**Challenge**
Gather every line below where "this" appears.

**Records supplied**
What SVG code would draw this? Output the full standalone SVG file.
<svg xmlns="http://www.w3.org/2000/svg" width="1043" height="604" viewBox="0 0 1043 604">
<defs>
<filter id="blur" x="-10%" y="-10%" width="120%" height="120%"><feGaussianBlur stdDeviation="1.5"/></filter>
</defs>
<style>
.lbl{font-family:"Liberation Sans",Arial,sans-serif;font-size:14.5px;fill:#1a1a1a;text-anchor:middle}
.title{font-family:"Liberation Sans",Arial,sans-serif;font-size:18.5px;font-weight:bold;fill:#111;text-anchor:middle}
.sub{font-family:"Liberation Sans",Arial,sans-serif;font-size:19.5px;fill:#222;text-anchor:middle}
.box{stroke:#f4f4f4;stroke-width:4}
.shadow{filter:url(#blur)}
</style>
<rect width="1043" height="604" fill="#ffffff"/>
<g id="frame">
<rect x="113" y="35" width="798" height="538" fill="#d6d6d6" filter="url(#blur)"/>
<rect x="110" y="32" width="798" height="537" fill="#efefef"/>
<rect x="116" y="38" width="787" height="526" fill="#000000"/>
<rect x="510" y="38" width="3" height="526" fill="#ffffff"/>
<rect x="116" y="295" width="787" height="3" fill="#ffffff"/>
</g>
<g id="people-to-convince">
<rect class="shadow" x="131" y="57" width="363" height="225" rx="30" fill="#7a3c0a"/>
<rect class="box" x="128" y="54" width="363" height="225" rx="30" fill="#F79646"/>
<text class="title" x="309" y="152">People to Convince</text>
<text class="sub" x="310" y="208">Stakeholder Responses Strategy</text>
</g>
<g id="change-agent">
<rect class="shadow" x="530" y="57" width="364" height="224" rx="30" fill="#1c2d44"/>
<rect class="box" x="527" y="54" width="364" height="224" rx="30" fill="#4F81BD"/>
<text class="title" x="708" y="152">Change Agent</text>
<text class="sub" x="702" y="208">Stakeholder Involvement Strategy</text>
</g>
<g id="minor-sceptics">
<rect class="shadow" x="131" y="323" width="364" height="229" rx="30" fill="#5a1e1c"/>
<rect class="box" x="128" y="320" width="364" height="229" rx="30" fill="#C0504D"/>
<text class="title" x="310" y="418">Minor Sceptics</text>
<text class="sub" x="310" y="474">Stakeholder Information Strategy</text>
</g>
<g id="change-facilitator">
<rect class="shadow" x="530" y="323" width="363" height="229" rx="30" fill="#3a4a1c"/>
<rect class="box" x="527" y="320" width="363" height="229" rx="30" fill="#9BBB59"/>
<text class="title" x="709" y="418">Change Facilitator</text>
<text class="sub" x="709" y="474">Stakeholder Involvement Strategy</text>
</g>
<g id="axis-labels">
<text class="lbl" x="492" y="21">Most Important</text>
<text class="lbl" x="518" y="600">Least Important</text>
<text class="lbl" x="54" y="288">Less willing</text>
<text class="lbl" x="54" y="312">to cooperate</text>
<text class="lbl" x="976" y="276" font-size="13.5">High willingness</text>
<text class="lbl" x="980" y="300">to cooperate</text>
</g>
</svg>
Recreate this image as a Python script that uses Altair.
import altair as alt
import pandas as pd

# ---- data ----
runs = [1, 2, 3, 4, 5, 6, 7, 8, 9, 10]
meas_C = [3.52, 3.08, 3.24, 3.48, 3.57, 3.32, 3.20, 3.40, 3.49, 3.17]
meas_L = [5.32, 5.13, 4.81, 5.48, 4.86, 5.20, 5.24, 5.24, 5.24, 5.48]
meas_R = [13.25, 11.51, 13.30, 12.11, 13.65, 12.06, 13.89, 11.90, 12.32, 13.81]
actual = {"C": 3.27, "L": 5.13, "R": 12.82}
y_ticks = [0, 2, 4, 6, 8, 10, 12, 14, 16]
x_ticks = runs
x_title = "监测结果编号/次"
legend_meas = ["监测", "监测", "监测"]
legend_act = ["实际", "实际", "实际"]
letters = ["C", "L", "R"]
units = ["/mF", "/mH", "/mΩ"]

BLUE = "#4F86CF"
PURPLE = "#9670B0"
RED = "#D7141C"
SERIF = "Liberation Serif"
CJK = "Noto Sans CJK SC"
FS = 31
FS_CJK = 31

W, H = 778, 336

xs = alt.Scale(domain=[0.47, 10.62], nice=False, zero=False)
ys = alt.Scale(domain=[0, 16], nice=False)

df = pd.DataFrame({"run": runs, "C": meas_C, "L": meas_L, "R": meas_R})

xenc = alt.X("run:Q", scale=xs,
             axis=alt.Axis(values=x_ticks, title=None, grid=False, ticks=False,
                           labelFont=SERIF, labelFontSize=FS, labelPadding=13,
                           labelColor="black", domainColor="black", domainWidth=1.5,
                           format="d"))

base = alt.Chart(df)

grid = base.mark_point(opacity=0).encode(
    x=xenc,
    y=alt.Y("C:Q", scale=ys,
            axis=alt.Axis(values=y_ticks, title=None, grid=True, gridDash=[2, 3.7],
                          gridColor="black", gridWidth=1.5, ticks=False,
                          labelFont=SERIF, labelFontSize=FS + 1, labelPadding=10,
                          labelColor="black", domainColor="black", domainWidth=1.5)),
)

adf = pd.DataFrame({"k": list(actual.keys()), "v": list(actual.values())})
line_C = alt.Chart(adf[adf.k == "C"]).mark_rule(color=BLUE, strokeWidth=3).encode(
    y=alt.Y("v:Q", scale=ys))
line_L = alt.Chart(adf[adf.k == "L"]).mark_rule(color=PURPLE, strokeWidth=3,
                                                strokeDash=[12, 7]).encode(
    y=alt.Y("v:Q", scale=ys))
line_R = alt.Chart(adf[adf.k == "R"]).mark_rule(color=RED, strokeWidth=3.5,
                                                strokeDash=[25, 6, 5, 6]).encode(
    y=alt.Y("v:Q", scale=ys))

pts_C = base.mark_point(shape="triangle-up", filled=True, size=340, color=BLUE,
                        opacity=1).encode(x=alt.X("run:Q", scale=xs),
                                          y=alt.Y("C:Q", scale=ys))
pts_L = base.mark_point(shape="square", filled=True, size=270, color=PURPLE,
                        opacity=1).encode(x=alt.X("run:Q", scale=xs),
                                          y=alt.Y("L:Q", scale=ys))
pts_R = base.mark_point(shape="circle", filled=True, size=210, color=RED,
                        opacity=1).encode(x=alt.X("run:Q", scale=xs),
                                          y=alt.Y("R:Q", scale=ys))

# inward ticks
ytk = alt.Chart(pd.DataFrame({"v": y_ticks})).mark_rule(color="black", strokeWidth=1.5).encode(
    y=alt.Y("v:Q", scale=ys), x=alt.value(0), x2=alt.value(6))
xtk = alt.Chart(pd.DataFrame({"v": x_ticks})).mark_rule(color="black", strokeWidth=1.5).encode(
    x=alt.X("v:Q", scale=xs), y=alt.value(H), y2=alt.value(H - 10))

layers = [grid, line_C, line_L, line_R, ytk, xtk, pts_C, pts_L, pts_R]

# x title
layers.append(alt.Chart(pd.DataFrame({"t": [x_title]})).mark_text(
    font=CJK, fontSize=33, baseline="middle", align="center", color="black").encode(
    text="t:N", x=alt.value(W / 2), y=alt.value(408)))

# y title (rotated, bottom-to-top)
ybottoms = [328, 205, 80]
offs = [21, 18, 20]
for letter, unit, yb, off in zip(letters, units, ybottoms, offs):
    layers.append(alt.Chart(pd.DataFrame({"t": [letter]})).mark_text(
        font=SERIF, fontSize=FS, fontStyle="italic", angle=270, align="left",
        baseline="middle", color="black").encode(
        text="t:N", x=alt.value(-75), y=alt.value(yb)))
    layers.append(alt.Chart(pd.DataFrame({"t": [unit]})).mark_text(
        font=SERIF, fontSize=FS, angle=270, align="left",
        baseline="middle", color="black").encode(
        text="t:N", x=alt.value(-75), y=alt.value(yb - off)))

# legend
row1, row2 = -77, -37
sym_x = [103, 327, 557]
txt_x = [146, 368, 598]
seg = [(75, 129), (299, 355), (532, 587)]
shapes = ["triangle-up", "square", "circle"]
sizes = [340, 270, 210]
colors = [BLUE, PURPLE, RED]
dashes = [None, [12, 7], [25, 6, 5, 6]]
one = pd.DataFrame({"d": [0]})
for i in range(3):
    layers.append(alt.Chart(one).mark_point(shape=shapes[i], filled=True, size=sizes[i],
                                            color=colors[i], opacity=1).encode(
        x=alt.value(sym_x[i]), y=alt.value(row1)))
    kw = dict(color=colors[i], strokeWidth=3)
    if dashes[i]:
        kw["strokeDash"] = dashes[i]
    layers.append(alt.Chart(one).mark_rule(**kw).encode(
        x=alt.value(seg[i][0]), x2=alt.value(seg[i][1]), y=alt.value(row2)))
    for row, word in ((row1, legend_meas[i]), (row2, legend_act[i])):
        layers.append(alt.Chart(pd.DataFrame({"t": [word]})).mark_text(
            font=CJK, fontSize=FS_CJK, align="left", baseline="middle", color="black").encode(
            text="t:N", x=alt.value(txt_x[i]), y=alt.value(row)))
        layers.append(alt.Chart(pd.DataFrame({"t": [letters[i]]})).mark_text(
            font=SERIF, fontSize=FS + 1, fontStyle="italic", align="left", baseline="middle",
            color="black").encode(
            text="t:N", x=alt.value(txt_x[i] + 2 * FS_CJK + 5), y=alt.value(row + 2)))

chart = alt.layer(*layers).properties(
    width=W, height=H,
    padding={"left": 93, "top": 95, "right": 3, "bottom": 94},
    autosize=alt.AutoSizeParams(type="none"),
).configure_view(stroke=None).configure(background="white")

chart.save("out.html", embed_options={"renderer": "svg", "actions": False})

...

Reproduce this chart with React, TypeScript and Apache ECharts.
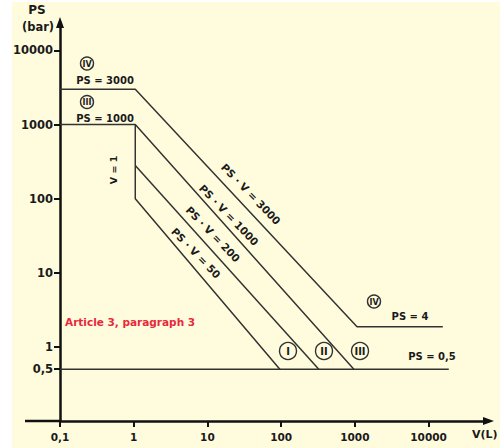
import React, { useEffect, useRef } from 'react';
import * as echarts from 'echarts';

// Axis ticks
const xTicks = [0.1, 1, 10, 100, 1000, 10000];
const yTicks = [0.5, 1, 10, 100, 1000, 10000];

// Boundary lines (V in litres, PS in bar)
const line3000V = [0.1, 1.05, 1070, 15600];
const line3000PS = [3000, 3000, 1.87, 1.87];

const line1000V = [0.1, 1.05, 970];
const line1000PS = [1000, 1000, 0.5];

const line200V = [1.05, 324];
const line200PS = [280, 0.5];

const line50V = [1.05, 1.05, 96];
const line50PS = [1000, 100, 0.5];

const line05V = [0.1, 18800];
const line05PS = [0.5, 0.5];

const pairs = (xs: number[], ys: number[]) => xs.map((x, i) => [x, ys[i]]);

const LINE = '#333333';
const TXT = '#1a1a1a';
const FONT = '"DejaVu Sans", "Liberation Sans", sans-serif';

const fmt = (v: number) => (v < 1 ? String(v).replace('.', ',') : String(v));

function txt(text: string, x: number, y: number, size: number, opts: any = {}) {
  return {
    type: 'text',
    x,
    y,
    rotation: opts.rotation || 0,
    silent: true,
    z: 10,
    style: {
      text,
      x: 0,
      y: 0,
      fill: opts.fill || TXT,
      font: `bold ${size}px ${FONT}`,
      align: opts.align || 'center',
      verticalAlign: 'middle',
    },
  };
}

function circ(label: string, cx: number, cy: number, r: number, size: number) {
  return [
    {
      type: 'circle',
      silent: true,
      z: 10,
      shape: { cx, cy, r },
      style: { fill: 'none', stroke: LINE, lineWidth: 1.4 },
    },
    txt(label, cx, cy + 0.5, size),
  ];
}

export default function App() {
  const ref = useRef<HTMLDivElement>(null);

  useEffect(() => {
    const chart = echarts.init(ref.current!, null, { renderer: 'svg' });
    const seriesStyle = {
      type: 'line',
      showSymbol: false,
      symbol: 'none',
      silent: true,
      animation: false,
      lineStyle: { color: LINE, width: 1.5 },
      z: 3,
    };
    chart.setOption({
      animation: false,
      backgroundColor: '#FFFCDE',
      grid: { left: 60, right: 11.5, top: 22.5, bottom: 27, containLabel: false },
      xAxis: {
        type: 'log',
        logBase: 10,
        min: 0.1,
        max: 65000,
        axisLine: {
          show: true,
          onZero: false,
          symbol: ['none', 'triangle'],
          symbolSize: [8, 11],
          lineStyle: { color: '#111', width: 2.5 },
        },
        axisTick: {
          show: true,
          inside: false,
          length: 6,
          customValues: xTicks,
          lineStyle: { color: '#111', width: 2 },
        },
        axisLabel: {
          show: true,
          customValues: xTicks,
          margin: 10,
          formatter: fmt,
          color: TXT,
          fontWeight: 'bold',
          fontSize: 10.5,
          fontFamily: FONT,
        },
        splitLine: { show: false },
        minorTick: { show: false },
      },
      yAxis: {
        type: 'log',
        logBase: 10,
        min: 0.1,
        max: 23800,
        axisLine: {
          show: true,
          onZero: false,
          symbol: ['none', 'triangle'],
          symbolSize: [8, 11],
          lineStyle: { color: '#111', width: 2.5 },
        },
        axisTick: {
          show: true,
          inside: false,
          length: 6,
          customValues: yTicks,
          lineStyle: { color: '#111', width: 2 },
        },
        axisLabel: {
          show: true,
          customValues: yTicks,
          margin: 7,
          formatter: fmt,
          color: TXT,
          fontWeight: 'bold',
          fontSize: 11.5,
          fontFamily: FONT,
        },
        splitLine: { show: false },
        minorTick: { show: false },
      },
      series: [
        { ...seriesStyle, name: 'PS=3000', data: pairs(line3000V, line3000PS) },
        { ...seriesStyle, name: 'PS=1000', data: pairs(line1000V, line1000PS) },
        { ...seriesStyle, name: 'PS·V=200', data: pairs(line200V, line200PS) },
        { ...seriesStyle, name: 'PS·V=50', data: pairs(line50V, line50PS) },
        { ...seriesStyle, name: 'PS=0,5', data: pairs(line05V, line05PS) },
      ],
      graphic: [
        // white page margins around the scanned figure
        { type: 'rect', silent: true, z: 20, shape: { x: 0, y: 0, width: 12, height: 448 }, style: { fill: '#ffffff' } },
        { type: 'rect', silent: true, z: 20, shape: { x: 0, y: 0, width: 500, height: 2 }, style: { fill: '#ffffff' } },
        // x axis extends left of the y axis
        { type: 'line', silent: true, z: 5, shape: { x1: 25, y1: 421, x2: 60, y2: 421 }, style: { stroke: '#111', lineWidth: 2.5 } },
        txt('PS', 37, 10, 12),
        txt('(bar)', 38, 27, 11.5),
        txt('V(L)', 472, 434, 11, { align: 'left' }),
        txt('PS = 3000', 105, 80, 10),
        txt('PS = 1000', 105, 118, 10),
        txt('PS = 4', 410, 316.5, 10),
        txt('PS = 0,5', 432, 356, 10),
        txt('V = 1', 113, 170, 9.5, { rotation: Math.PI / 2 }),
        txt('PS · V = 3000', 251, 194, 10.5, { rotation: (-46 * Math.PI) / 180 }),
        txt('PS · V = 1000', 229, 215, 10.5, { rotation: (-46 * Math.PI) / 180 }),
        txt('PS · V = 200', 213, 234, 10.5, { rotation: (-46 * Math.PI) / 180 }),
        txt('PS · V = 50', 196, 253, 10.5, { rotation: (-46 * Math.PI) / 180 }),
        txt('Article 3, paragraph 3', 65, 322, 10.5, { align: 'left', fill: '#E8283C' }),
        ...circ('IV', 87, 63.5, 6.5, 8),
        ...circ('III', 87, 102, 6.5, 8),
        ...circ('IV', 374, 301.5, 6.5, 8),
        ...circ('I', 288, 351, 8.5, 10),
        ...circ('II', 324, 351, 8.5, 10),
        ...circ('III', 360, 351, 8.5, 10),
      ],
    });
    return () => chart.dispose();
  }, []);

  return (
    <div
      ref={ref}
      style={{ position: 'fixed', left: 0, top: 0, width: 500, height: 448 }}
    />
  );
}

**Result**
What SVG code would draw this? Output the full standalone SVG file.
Recreate this image as a Python script that uses Altair.
Reproduce this chart with React, TypeScript and Apache ECharts.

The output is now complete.